The energy in a meeting can help motivate people and lift their spirits. This makes it especially suitable for things like brainstorming sessions.
If your team is scattered all around and a face-to-face meeting is not possible, conference calls can be a good substitute. Just remember to be clear about what the meeting is for and respect everyone’s time. Start on time and end on time.
#3 – Track team and individual performance
It’s important to keep tabs on how the team and individual members are doing. Tracking their progress on tasks and deliverables can help you pinpoint if there are potential problems that you should be made aware of.
Encourage accountability and transparency in your team, but don’t micromanage.
If you have previous performance data on your team members, comparing this against their remote performance is helpful. However, you should be aware that the first few weeks of a remote working arrangement is a learning curve for most people and they will need some time to normalize.
#4 – Invest in the right online tools so your team can work anywhere
There are many tools now available that will help you run your business without having to stay inside an office network. If you are not working on highly specialized systems, chances are, there’s a digital tool for your newly-remote business. These often have the additional ability of backing up your team’s activity so that it doesn’t get lost in case something happens to your physical premises.
These online tools run the gamut from project and team management tools, to backend office software that handles things like automating invoices and scheduling your team’s calendars. Pinpoint the important activities and processes that your team goes through to complete their work and go from there.
#5 – Run a trial period
If you have the capability to run a trial period, do it! This can be an important piece in your push to become remote. Communicate clearly to your team members what your expectations are, and set a clear end date for this test.
Gather your team’s feedback and pinpoint what their pain points were. This is invaluable for finding out how to better improve your remote arrangements.
When you make the final transition to a remote work environment, make sure to highlight the findings and how they have been addressed, as well as provide tips on how to work through items that need everybody’s support.
#6 – Recognize and reward your remote employees
Even if they are out of sight, do not let your remote team think they are out of mind. They are just as valuable when working remotely as when in the office. Providing recognition for a stellar job is important in boosting morale.
These can be in the form of awards or even credits that they can use for their daily lives.

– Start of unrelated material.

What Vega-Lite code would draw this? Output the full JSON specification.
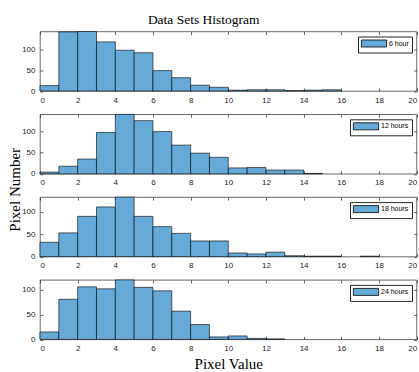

Gamifying this practice can also encourage camaraderie in the team, if they can nominate their coworkers for a job well done.
#7 – Have the right people or cultivate the right mindset
Some people will thrive on remote work, and others will need some time to get over the learning curve. Though most people can be happy and effective working remotely, not everyone is cut out for it. Some people just thrive better in a face-to-face environment.
These people may be good candidates for having a skeleton crew in a physical premises. When making the decision to move the majority of your business remote, it might be worth considering also moving to smaller premises that can more easily cater to a smaller team’s needs.
It all really depends on the context of your business, but resources should be saved across the board.
It’s not too late
It’s never too late to improve your business and make it a better virtual workplace for your team. After thinking long and hard about whether your business is ready to go remote, I’m pretty sure you’ll feel ready to take the plunge. And I’m even more sure you’ll be happy you did.